I've written about the falseness of work's supposed dignity-bestowing qualities. Reading Bridget's article today really hit home to me how misguided it is to think that "jobs, jobs, jobs" is the best and only answer to the problems of poverty.
Financial independence through "honest work" is too simple and inappropriate a goal for feminism or any other anti-oppression efforts. It throws people like Bridget under the bus completely and ignores unpaid forms of labor (like parenting). It also devalues community and family interdependence which have long been an invaluable survival resource for many poor people.
Jobs are not the (only) answers to the disempowerment of women (or any group). Employment fails to address the complexity of concerns faced by people who are unable or even unwilling to "work" in the traditional sense.
I'm personally at the intersection between sick and difficult to employ. I don't have the physical energy to work most jobs full time. Specifically I don't have the energy to work in most forms of education, direct action politics, social work, or customer service which are the only things I am qualified for/interested in. In addition to the problem of energy I also don't want to work full time on someone else's dream, even if it is a dream I believe in and want to collaborate on.

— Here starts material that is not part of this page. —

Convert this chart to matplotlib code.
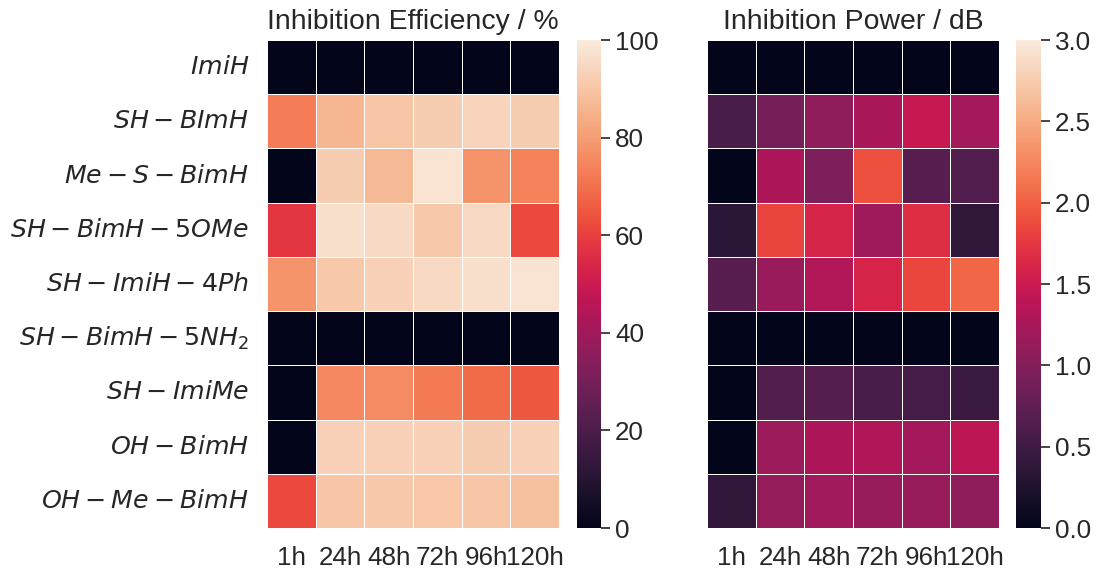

I have a regular commitment to and faith in my creative process as a writer. Writing is one of the few things I do consistently have energy for. I am sick today and still working on it. But it is work, albeit work not currently ascribed much value by our society.
My ability to do writing work consistently doesn't make a me a good person or even a good writer. It demonstrates my commitment and consistency (qualities prized by capitalism and the culture of productivity). And I don't deny that there is an impulse in me that encourages pride such consistency, but consciously, intellectually I know that the amount and quality of work I do has absolutely nothing to do with my worth as a person.
I'm still the same amount of human and that shit is invaluable.